An experimental database on the effects of single- and split injection strategies on spray formation and spark discharge in an optical direct-injection spark-ignition engine fuelled with gasoline, iso-octane and alcohols

Abstract

This article presents results from a comprehensive optical study of a direct-injection spark-ignition research engine running on gasoline, iso-octane, ethanol, n-butanol and E10 fuels injected from a multi-hole central vertically positioned injector. The analysis was based on images of spray development, spark discharge and combustion to understand the effects of early and late injection strategies on in-cylinder phenomena. Specifically, `single'-injection strategies from early to late intake stroke as well as multiple `split' injection events with triple pulses in the early intake stroke or double pulses in the intake stroke and late compression stroke were investigated. The engine was run at 1500 r/min at part- and full-load conditions (0.5 and 1.0 bar inlet plenum pressure, respectively). Engine coolant temperatures of 20°C–90°C were employed to understand how fuel volatility was related to the phenomena observed. The sprays were imaged over a series of cycles primarily by laser sheet illumination on one vertical and two horizontal planes to identify three-dimensional aspects of the spray's development and its interactions with the incoming flow, valves, piston and liner.
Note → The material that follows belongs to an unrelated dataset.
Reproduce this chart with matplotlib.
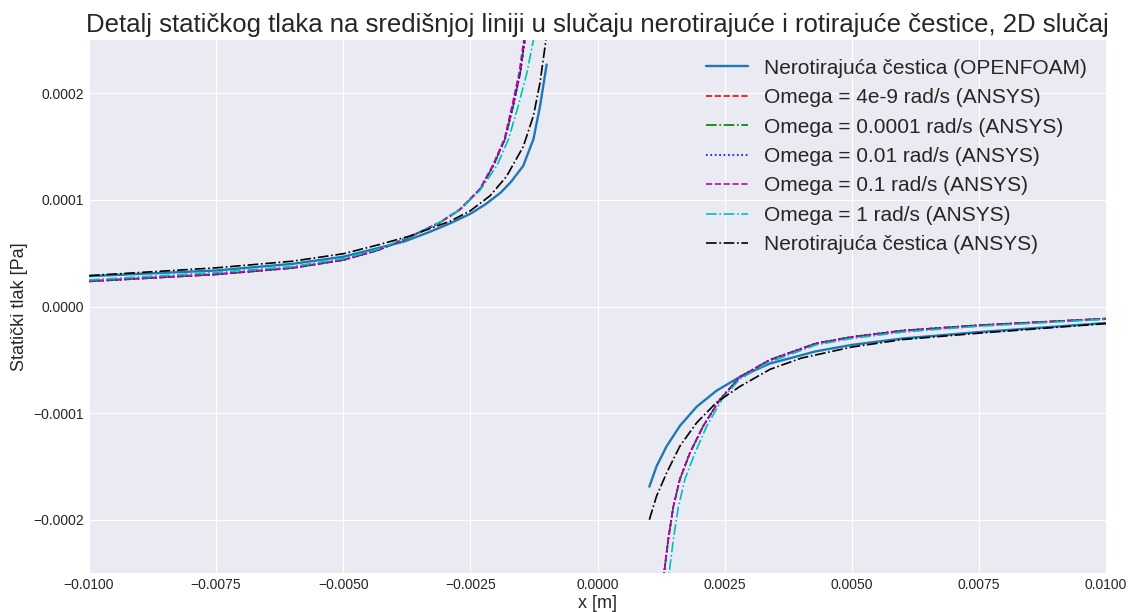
import numpy as np
from matplotlib import pyplot as plt

plt.style.use("seaborn-v0_8-darkgrid")
plt.rcParams['font.family'] = ['Liberation Sans', 'DejaVu Sans']
plt.rcParams['figure.figsize'] = [11.28, 6.12]
plt.rcParams['figure.dpi'] = 100

nan = np.nan

# x [m], static pressure [Pa]; nan splits the branch left / right of the particle
openfoam_x = [-0.0100, -0.0075, -0.0060, -0.0050, -0.0043, -0.0038, -0.0033, -0.0029, -0.0025, -0.0022,
              -0.0019, -0.0017, -0.00146, -0.00126, -0.00113, -0.0010,
              nan,
              0.00102, 0.00116, 0.00136, 0.00162, 0.00195, 0.00234, 0.0028, 0.00339, 0.0043, 0.0050,
              0.0060, 0.0075, 0.0100]
openfoam_y = [2.85e-5, 3.38e-5, 4.0e-5, 4.67e-5, 5.5e-5, 6.1e-5, 7.0e-5, 7.8e-5, 8.7e-5, 9.6e-5,
              1.07e-4, 1.17e-4, 1.32e-4, 1.57e-4, 1.88e-4, 2.27e-4,
              nan,
              -1.69e-4, -1.50e-4, -1.31e-4, -1.12e-4, -9.4e-5, -7.9e-5, -6.6e-5, -5.35e-5, -4.2e-5, -3.6e-5,
              -3.0e-5, -2.4e-5, -1.55e-5]

omega_4e9_x = [-0.0100, -0.0075, -0.0060, -0.0050, -0.0043, -0.0037, -0.0031, -0.0027, -0.00231, -0.00205,
               -0.00182, -0.00166, -0.00152, -0.00143, -0.00137,
               nan,
               0.00125, 0.00131, 0.00139, 0.00149, 0.00162, 0.00182, 0.00208, 0.00241, 0.0028, 0.00339,
               0.0043, 0.0050, 0.0060, 0.0075, 0.0100]
omega_4e9_y = [2.35e-5, 3.0e-5, 3.6e-5, 4.35e-5, 5.3e-5, 6.5e-5, 7.86e-5, 9.1e-5, 1.10e-4, 1.32e-4,
               1.57e-4, 1.88e-4, 2.19e-4, 2.5e-4, 2.75e-4,
               nan,
               -2.8e-4, -2.5e-4, -2.19e-4, -1.88e-4, -1.62e-4, -1.37e-4, -1.12e-4, -8.7e-5, -6.6e-5, -5.0e-5,
               -3.45e-5, -2.85e-5, -2.25e-5, -1.75e-5, -1.13e-5]

omega_1e4_x = omega_4e9_x
omega_1e4_y = [2.36e-5, 3.01e-5, 3.61e-5, 4.36e-5, 5.3e-5, 6.5e-5, 7.87e-5, 9.1e-5, 1.10e-4, 1.32e-4,
               1.57e-4, 1.88e-4, 2.19e-4, 2.5e-4, 2.75e-4,
               nan,
               -2.8e-4, -2.5e-4, -2.19e-4, -1.88e-4, -1.62e-4, -1.37e-4, -1.12e-4, -8.7e-5, -6.6e-5, -5.0e-5,
               -3.45e-5, -2.85e-5, -2.25e-5, -1.75e-5, -1.13e-5]

omega_001_x = omega_4e9_x
omega_001_y = [2.37e-5, 3.02e-5, 3.62e-5, 4.37e-5, 5.31e-5, 6.51e-5, 7.88e-5, 9.12e-5, 1.101e-4, 1.322e-4,
               1.572e-4, 1.882e-4, 2.192e-4, 2.5e-4, 2.76e-4,
               nan,
               -2.8e-4, -2.5e-4, -2.19e-4, -1.88e-4, -1.62e-4, -1.37e-4, -1.12e-4, -8.7e-5, -6.6e-5, -5.0e-5,
               -3.45e-5, -2.85e-5, -2.26e-5, -1.76e-5, -1.14e-5]

omega_01_x = [-0.0100, -0.0075, -0.0060, -0.0050, -0.0043, -0.0037, -0.0031, -0.0027, -0.00231, -0.00206,
              -0.00183, -0.00168, -0.00154, -0.00145, -0.00139,
              nan,
              0.00125, 0.00131, 0.00139, 0.00149, 0.00162, 0.00182, 0.00208, 0.00241, 0.0028, 0.00339,
              0.0043, 0.0050, 0.0060, 0.0075, 0.0100]
omega_01_y = [2.4e-5, 3.05e-5, 3.65e-5, 4.4e-5, 5.35e-5, 6.55e-5, 7.9e-5, 9.15e-5, 1.105e-4, 1.325e-4,
              1.575e-4, 1.885e-4, 2.195e-4, 2.5e-4, 2.75e-4,
              nan,
              -2.8e-4, -2.5e-4, -2.19e-4, -1.88e-4, -1.62e-4, -1.37e-4, -1.12e-4, -8.75e-5, -6.65e-5, -5.05e-5,
              -3.5e-5, -2.9e-5, -2.3e-5, -1.8e-5, -1.15e-5]

omega_1_x = [-0.0100, -0.0075, -0.0060, -0.0050, -0.0043, -0.0037, -0.0031, -0.0027, -0.00231, -0.00198,
             -0.00175, -0.00156, -0.00139, -0.00126, -0.0012,
             nan,
             0.00135, 0.00141, 0.00149, 0.00159, 0.00172, 0.00192, 0.00215, 0.00245, 0.0028, 0.00339,
             0.0043, 0.0050, 0.0060, 0.0075, 0.0100]
omega_1_y = [2.5e-5, 3.2e-5, 3.75e-5, 4.5e-5, 5.4e-5, 6.55e-5, 7.9e-5, 9.1e-5, 1.09e-4, 1.32e-4,
             1.57e-4, 1.88e-4, 2.19e-4, 2.5e-4, 2.65e-4,
             nan,
             -2.8e-4, -2.5e-4, -2.19e-4, -1.88e-4, -1.62e-4, -1.37e-4, -1.12e-4, -8.7e-5, -6.8e-5, -5.2e-5,
             -3.6e-5, -3.0e-5, -2.4e-5, -1.85e-5, -1.2e-5]

ansys_still_x = [-0.0100, -0.0075, -0.0060, -0.0050, -0.0043, -0.0037, -0.0033, -0.0029, -0.00251, -0.00211,
                 -0.00179, -0.00146, -0.00126, -0.00113, -0.0010,
                 nan,
                 0.00102, 0.00116, 0.00136, 0.00162, 0.00195, 0.00234, 0.0028, 0.00339, 0.0040, 0.0050,
                 0.0060, 0.0075, 0.0100]
ansys_still_y = [2.9e-5, 3.63e-5, 4.25e-5, 4.95e-5, 5.8e-5, 6.6e-5, 7.3e-5, 8.0e-5, 8.95e-5, 1.04e-4,
                 1.22e-4, 1.5e-4, 1.79e-4, 2.1e-4, 2.55e-4,
                 nan,
                 -2.0e-4, -1.78e-4, -1.56e-4, -1.31e-4, -1.09e-4, -9.0e-5, -7.5e-5, -5.9e-5, -4.85e-5, -3.8e-5,
                 -3.1e-5, -2.5e-5, -1.6e-5]

fig = plt.figure()
ax = fig.add_axes([0.0789, 0.0637, 0.9016, 0.8709])

ax.plot(openfoam_x, openfoam_y, color="tab:blue", linestyle="-", linewidth=1.7, label="Nerotirajuća čestica (OPENFOAM)")
ax.plot(omega_4e9_x, omega_4e9_y, "r--", linewidth=1.2, label="Omega = 4e-9 rad/s (ANSYS)")
ax.plot(omega_1e4_x, omega_1e4_y, "g-.", linewidth=1.2, label="Omega = 0.0001 rad/s (ANSYS)")
ax.plot(omega_001_x, omega_001_y, "b:", linewidth=1.2, label="Omega = 0.01 rad/s (ANSYS)")
ax.plot(omega_01_x, omega_01_y, "m--", linewidth=1.2, label="Omega = 0.1 rad/s (ANSYS)")
ax.plot(omega_1_x, omega_1_y, "c-.", linewidth=1.2, label="Omega = 1 rad/s (ANSYS)")
ax.plot(ansys_still_x, ansys_still_y, "k-.", linewidth=1.2, label="Nerotirajuća čestica (ANSYS)")

ax.set_xlim(-0.01, 0.01)
ax.set_ylim(-0.00025, 0.00025)
ax.set_xticks([-0.01, -0.0075, -0.005, -0.0025, 0.0, 0.0025, 0.005, 0.0075, 0.01])
ax.set_yticks([-0.0002, -0.0001, 0.0, 0.0001, 0.0002])
ax.set_xticklabels([("%.4f" % t).replace("-", "\u2212") for t in ax.get_xticks()])
ax.set_yticklabels([("%.4f" % t).replace("-", "\u2212") for t in ax.get_yticks()])
ax.tick_params(labelsize=10)

ax.set_title("Detalj statičkog tlaka na središnjoj liniji u slučaju nerotirajuće i rotirajuće čestice, 2D slučaj", fontsize=18.5)
ax.set_xlabel("x [m]", fontsize=13, labelpad=2)
ax.set_ylabel("Statički tlak [Pa]", fontsize=13)
ax.legend(loc="upper right", fontsize=15, frameon=False)

plt.savefig("out.png")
There was a clear fuel-impingement trade-off between early and late injection timings. The spark discharge was also imaged with all injection strategies and clear differences were observed. Selective combustion imaging provided insights into the flame's growth and motion with early and double early–late split injection strategies. The double earlylate injection strategy demonstrated the potential for control of the mixture formation and flow field over the early flame development stage of combustion.